Editorial tersebut menambahkan, "kelompok ini berusaha meyakinkan masyarakat internasional untuk mengawasi perairan tersebut dengan dalih keamanan pelayaran, menjamin kemanan suplai energi, dan mencegah menyelundupan senjata ke kelompok tertentu."

Lebih jauh analis Jalal Aref menulis di media al-Youm bahwa negara-negara Arab yang berbatasan dengan Laut Merah kini menghadapi empat bahaya sekaligus: internasionalisasi perairan Laut Merah dengan dalih memerangi pembajakan, kontrol Laut Merah oleh Israel, perampokan minyak milik negara-negara Arab melalui aksi pembajakan, serta hancurnya pelayaran terusan Suez.

Amin Sa'ati, pakar politik internasional menulis dalam harian Al-Iqtissadiya bahwa “keamanan Saudi Arabia dan Laut Merah tidak dapat dipisahkan karena 30% minyak mentah dunia, termasuk dari Saudi Arabia dan negara-negara Teluk melalui Laut Merah, juga sumber air bersih datang melewati Laut Merah, semua barang impor dan ekspor melalui Laut Merah."

Sa'ati menambahkan bahwa Laut Merah adalah perairan yang berada di tengah-tengah bangsa Arab, dan harus tetap milik bangsa Arab.

"Laut Merah adalah tulang belakang kita. Kerajaan harus mengadakan pertemuan internasional negara-negara di sekitar Laut Merah untuk mengembangkan kerjasama strategis. Namun sepertinya kekuatan asing tidak menginginkan stabilitas kawasan ini dan berusaha menjegal upaya kerjasama negara-negara sekitar Laut Merah."

Negara-negara di sekitar Laut Merah adalah Saudi Arabia, Yaman, Mesir, Jordania, Sudan, Djibouti, Eritrea, Somalia dan Israel.

Bulan Oktober tahun lalu presiden Yaman, Ali Abdallah Saleh menyerukan negara-negara Arab untuk mewujudkan tanggungjawabnya dengan menggagalkan setiap upaya internasionalisasi Laut Merah. Seruan tersebut menyusul keputusan NATO untuk meningkatkan kehadiran militernya di perairan Samudera Hindia yang berdekatan dengan Laut Merah dengan alasan menangani pembajakan.

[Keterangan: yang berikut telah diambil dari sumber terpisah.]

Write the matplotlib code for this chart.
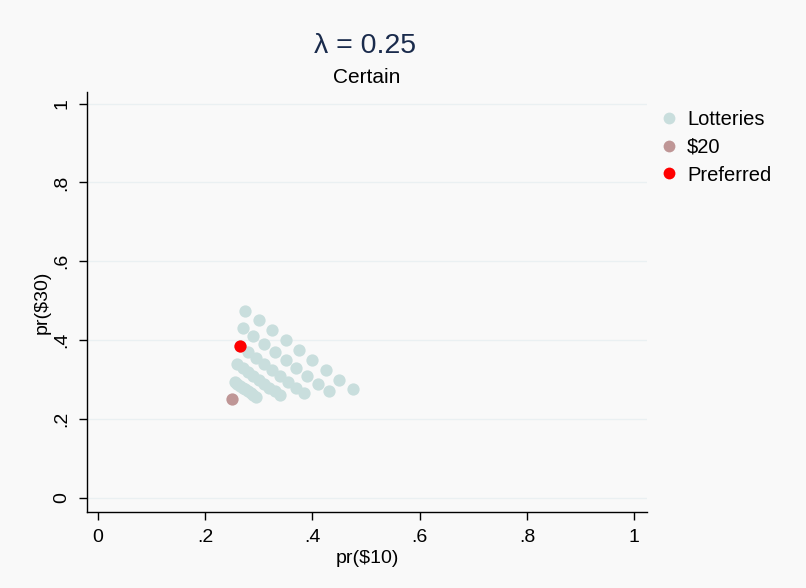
import matplotlib
matplotlib.use("Agg")
import matplotlib.pyplot as plt
from matplotlib.lines import Line2D

plt.rcParams['font.family'] = ['Liberation Sans', 'DejaVu Sans']

# Lottery points: pr($10), pr($30)
lot_p10 = [0.275, 0.300, 0.325, 0.350, 0.375, 0.400, 0.425, 0.450, 0.475,
           0.270, 0.290, 0.310, 0.330, 0.350, 0.370, 0.390, 0.410, 0.430,
           0.265, 0.280, 0.295, 0.310, 0.325, 0.340, 0.355, 0.370, 0.385,
           0.260, 0.270, 0.280, 0.290, 0.300, 0.310, 0.320, 0.330, 0.340,
           0.255, 0.260, 0.265, 0.270, 0.275, 0.280, 0.285, 0.290, 0.295]
lot_p30 = [0.475, 0.450, 0.425, 0.400, 0.375, 0.350, 0.325, 0.300, 0.275,
           0.430, 0.410, 0.390, 0.370, 0.350, 0.330, 0.310, 0.290, 0.270,
           0.385, 0.370, 0.355, 0.340, 0.325, 0.310, 0.295, 0.280, 0.265,
           0.340, 0.330, 0.320, 0.310, 0.300, 0.290, 0.280, 0.270, 0.260,
           0.295, 0.290, 0.285, 0.280, 0.275, 0.270, 0.265, 0.260, 0.255]
certain_p10 = [0.25]
certain_p30 = [0.25]
pref_p10 = [0.265]
pref_p30 = [0.385]

ticks = [0, 0.2, 0.4, 0.6, 0.8, 1]
tick_labels = ["0", ".2", ".4", ".6", ".8", "1"]

bg = "#f9f9f9"
col_lot = "#c9dedd"
col_cert = "#bf9696"
col_pref = "#ff0000"

fig = plt.figure(figsize=(8.06, 5.88), dpi=100, facecolor=bg)
ax = fig.add_axes([0.108, 0.129, 0.695, 0.715], facecolor=bg)

ms = 78
ax.scatter(lot_p10, lot_p30, s=ms, color=col_lot, linewidths=0, zorder=3)
ax.scatter(certain_p10, certain_p30, s=ms, color=col_cert, linewidths=0, zorder=4)
ax.scatter(pref_p10, pref_p30, s=ms, color=col_pref, linewidths=0, zorder=5)

ax.set_xlim(-0.02, 1.024)
ax.set_ylim(-0.036, 1.03)
ax.set_xticks(ticks)
ax.set_xticklabels(tick_labels, fontsize=14)
ax.set_yticks(ticks)
ax.set_yticklabels(tick_labels, fontsize=14, rotation=90, va="center")
ax.tick_params(axis="both", direction="out", length=6, width=1, color="black", pad=6)

ax.grid(axis="y", color="#eaf0f2", linewidth=1)
ax.grid(axis="x", visible=False)
ax.set_axisbelow(True)
for s in ["top", "right"]:
    ax.spines[s].set_visible(False)
for s in ["left", "bottom"]:
    ax.spines[s].set_linewidth(1)
    ax.spines[s].set_color("black")

ax.set_xlabel("pr(\\$10)", fontsize=14, labelpad=3)
ax.set_ylabel("pr(\\$30)", fontsize=14, labelpad=2)

fig.text(0.453, 0.922, "λ = 0.25", fontsize=20.5, color="#1a2b4c", ha="center", va="center")
fig.text(0.455, 0.868, "Certain", fontsize=15, color="black", ha="center", va="center")

handles = [Line2D([], [], marker="o", linestyle="none", markersize=8.5, markerfacecolor=c, markeredgewidth=0)
           for c in (col_lot, col_cert, col_pref)]
leg = fig.legend(handles, ["Lotteries", "$20", "Preferred"], loc="upper left",
                 bbox_to_anchor=(0.805, 0.827), frameon=False, fontsize=14.5,
                 handletextpad=0.3, labelspacing=0.44, borderaxespad=0, handlelength=1.2)

fig.savefig("out.png", dpi=100, facecolor=bg)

Menyusul seruan tersebut Saleh mengadakan kunjungan ke Jordania, Mesir dan Arab Saudi. Sementara Menlu Yaman, Abu Bakr al-Korbi, mengatakan bahwa Arab Saudi telah menyambut positif seruan Yaman dan siap bekerjasama dengan negara-negara Arab di sekitar Laut Merah untuk meningkatkan keamanan kawasan tersebut.

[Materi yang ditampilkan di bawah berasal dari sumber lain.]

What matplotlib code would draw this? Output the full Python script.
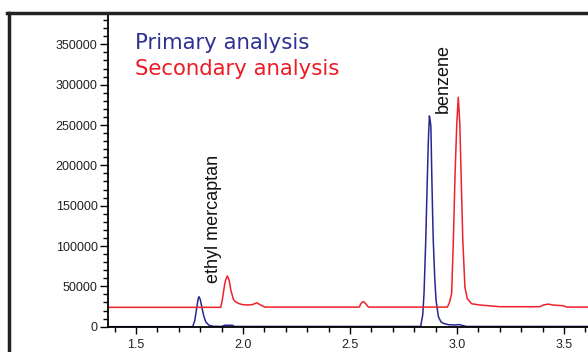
#!/usr/bin/env python3
"""
Chromatogram: primary vs secondary analysis
"""
import matplotlib
matplotlib.use('Agg')
import matplotlib.pyplot as plt
from matplotlib.lines import Line2D
from matplotlib.ticker import MultipleLocator

# Primary analysis (retention time, response)
primary_t = [1.369, 1.765, 1.775, 1.783, 1.790, 1.794, 1.800, 1.808, 1.816, 1.826,
             1.840, 1.860, 1.900, 1.915, 1.950, 1.960, 2.830, 2.840, 2.846, 2.854,
             2.858, 2.862, 2.866, 2.871, 2.875, 2.878, 2.882, 2.886, 2.889, 2.896,
             2.902, 2.913, 2.925, 2.936, 2.960, 2.990, 3.010, 3.030, 3.045, 3.612]
primary_y = [0, 0, 8000, 22000, 34000, 37200, 34000, 24000, 14000, 6000,
             2000, 500, 300, 1800, 1800, 300, 300, 15000, 41800, 107500,
             150000, 190500, 230000, 261200, 255000, 247900, 190500, 140000, 107500, 60000,
             33100, 12400, 6000, 4200, 2500, 2100, 2600, 1200, 300, 300]

# Secondary analysis
secondary_t = [1.369, 1.896, 1.902, 1.908, 1.914, 1.919, 1.927, 1.935, 1.943, 1.955,
               1.965, 1.978, 1.995, 2.017, 2.041, 2.055, 2.064, 2.075, 2.085, 2.103,
               2.543, 2.552, 2.562, 2.572, 2.586, 2.955, 2.965, 2.975, 2.983, 2.991,
               2.999, 3.006, 3.013, 3.019, 3.027, 3.037, 3.048, 3.069, 3.107, 3.200,
               3.388, 3.403, 3.427, 3.450, 3.466, 3.497, 3.513, 3.612]
secondary_y = [24000, 24000, 31000, 41400, 52000, 57900, 62800, 57900, 45500, 34000,
               31000, 29000, 27500, 26900, 27200, 28500, 29700, 28000, 26500, 24300,
               24300, 29000, 31200, 29000, 24300, 24300, 30000, 41400, 107500, 190000,
               252000, 284300, 252000, 190000, 107500, 49000, 34600, 28400, 26900, 24800,
               24800, 26900, 28000, 26800, 26500, 26000, 24300, 24300]

peak_names = ['ethyl mercaptan', 'benzene']
peak_label_t = [1.881, 2.956]
peak_label_y = [54500, 265000]

blue = '#27288f'
red = '#ee2229'

fig = plt.figure(figsize=(5.88, 3.52), dpi=100)
ax = fig.add_axes([108 / 588, 25.3 / 352, 480 / 588, 314.2 / 352])

ax.plot(primary_t, primary_y, color=blue, linewidth=1.1)
ax.plot(secondary_t, secondary_y, color=red, linewidth=1.1)

ax.set_xlim(1.3692, 3.6121)
ax.set_ylim(0, 389450)

ax.xaxis.set_major_locator(MultipleLocator(0.5))
ax.xaxis.set_minor_locator(MultipleLocator(0.1))
ax.yaxis.set_major_locator(MultipleLocator(50000))
ax.yaxis.set_minor_locator(MultipleLocator(10000))
ax.xaxis.set_major_formatter(matplotlib.ticker.FormatStrFormatter('%.1f'))
ax.yaxis.set_major_formatter(matplotlib.ticker.FormatStrFormatter('%d'))

for side in ['top', 'right']:
    ax.spines[side].set_visible(False)
for side in ['left', 'bottom']:
    ax.spines[side].set_linewidth(1.3)
    ax.spines[side].set_color('black')

ax.tick_params(axis='both', which='major', length=6, width=1, labelsize=9, pad=1.5,
               labelcolor='#222222')
ax.tick_params(axis='both', which='minor', length=3.5, width=1)
ax.tick_params(axis='x', which='major', length=5, pad=3.5)
for lbl in ax.get_xticklabels() + ax.get_yticklabels():
    lbl.set_family('Liberation Sans')

# legend-like titles
ax.text(1.495, 343800, 'Primary analysis', color='#2e3192', fontsize=15.3,
        va='baseline', ha='left')
ax.text(1.495, 312000, 'Secondary analysis', color='#ed1c24', fontsize=15.3,
        va='baseline', ha='left')

# peak names
for name, t, y in zip(peak_names, peak_label_t, peak_label_y):
    ax.text(t, y, name, rotation=90, rotation_mode='anchor', ha='left', va='baseline',
            fontsize=13, family='Liberation Sans', color='#111111')

# outer frame
fig.add_artist(Line2D([8.5 / 588, 8.5 / 588], [0, 1 - 12.5 / 352], transform=fig.transFigure,
                      color='#222222', linewidth=2.5))
fig.add_artist(Line2D([7.3 / 588, 1], [1 - 12.5 / 352, 1 - 12.5 / 352], transform=fig.transFigure,
                      color='#222222', linewidth=2.5))

plt.savefig('out.png', dpi=100)
plt.close()
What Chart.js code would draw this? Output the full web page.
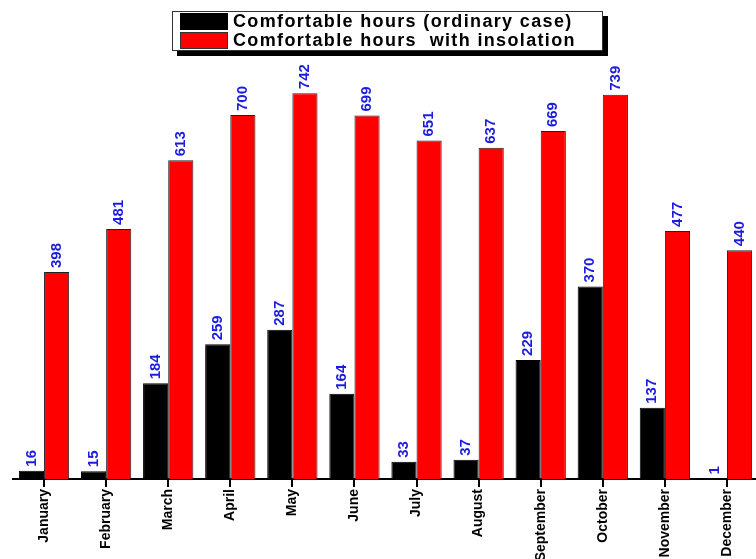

Berbicara di pertemuan negara-negara Arab di Kairo bulan November tahun lalu Korbi menyebut kehadiran angkatan laut asing di kawasan Laut Merah merupakan ancaman bagi keamanan negara-negara Arab.

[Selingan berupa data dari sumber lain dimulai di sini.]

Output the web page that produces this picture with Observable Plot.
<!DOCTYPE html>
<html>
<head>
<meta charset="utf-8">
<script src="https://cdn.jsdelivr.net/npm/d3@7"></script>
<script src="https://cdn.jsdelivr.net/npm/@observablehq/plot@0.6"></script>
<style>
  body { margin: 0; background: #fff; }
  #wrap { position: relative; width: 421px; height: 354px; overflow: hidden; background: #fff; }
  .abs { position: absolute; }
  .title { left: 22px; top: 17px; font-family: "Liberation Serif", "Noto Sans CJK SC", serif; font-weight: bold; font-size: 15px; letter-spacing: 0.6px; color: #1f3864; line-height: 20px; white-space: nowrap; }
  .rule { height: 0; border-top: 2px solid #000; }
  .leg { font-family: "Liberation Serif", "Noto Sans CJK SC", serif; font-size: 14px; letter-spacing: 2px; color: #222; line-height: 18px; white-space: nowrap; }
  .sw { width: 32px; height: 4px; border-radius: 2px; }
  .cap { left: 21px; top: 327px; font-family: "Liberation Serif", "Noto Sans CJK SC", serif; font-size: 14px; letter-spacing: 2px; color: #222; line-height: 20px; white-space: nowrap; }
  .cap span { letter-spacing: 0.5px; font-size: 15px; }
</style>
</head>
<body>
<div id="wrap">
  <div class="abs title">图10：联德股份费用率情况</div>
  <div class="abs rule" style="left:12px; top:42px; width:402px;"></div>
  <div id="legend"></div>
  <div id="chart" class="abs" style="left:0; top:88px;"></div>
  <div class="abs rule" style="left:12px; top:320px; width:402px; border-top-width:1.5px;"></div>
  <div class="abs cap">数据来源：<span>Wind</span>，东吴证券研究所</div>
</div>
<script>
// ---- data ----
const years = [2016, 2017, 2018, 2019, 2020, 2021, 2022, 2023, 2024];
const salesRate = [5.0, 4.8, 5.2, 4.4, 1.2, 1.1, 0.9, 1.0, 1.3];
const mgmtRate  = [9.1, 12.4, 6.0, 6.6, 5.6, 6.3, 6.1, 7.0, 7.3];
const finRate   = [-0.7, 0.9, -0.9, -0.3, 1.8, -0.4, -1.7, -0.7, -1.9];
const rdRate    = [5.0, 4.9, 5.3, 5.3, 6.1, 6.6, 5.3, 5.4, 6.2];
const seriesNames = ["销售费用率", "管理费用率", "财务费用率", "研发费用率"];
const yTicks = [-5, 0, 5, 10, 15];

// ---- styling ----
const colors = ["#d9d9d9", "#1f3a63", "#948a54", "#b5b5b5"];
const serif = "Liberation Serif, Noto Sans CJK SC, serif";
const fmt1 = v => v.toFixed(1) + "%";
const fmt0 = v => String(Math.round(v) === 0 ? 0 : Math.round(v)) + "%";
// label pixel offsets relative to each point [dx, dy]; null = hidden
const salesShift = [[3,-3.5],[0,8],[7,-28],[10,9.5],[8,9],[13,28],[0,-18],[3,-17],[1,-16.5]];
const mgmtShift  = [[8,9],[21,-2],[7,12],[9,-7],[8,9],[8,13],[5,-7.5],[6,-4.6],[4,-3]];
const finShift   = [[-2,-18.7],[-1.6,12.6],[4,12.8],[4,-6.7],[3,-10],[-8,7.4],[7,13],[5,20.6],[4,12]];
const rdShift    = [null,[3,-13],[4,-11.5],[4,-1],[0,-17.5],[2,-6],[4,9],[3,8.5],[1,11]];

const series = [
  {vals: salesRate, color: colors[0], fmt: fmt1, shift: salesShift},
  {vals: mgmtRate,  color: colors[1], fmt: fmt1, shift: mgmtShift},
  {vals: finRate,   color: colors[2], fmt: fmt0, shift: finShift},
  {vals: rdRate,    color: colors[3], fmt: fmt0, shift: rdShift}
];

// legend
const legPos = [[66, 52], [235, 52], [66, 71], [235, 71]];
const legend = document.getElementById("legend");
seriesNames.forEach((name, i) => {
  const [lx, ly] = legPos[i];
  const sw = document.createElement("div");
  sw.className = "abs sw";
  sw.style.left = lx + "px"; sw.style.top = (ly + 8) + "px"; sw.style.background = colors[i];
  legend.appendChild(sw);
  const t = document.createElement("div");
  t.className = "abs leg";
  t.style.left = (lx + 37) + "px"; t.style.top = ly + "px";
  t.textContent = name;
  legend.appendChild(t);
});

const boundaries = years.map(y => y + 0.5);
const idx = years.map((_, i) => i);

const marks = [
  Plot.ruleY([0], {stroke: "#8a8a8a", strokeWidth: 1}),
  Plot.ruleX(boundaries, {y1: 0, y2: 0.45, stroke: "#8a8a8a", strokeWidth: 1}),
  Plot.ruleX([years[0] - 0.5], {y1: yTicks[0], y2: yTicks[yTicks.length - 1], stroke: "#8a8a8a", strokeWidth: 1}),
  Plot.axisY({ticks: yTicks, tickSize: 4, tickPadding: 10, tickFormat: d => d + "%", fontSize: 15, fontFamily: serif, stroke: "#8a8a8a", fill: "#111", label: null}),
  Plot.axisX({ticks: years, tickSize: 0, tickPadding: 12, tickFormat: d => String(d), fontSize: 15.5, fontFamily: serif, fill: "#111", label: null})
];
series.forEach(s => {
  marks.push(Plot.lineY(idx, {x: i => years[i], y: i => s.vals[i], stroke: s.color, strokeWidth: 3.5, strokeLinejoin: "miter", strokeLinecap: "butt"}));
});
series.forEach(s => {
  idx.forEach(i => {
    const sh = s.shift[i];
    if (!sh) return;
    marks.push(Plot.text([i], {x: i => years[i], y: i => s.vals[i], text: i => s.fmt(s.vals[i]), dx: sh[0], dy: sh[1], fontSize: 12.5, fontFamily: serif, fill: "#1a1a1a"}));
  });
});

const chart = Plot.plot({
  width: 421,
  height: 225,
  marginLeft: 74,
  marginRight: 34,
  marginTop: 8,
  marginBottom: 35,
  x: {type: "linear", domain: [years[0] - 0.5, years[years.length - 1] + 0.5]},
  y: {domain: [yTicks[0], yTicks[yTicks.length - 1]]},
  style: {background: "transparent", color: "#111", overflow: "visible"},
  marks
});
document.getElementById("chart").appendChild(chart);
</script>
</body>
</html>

Sejak terjadinya aksi pembajakan terhadap kapal supertanker "Star Sirius" milik Saudi Arabia tgl 15 November lalu, media massa Arab telah menyerukan suara-suara peringatan terhadap ambisi Israel untuk menguasai akses jalur Laut Merah dengan menggunakan AL Amerika dan Eropa sebagai alatnya.

Sementara itu mantan Sekjen Kuwaiti Salafist Movement, Sheikh Hamed Al Ali dalam artikel panjangnya di sebuah situs internet Arab mengutip pernyataan seorang mantan komandan AL Israel yang mengatakan bahwa Israel berambisi menjadikan Laut Merah menjadi wilayah Israel. Sheikh al-Ali juga menyebutkan kehadiran perlengkapan intelegen dan komunikasi Israel di Ethiopia berupa radar canggih serta puluhan ahli militer Israel di negeri itu. Ethippia, negara yang dipimpin penguasa non-muslim baru saja terlibat dalam petualangan militer yang gagal di Somalia, sebuah negara Arab Afrika.

Sheikh Ali menyerukan kepada para mujahidin Somalia untuk memberangus para pembajak yang aksi-aksinya hanya menguntungkan Israel dan negara-negara barat. Seruan tersebut telah mendapat sambutan positif dari kelompok mujahidin Somalia, Shebab, yang menyebut aksi pembajakan sebagai serangan terhadap Islam dan berjanji akan menyerang para pembajak.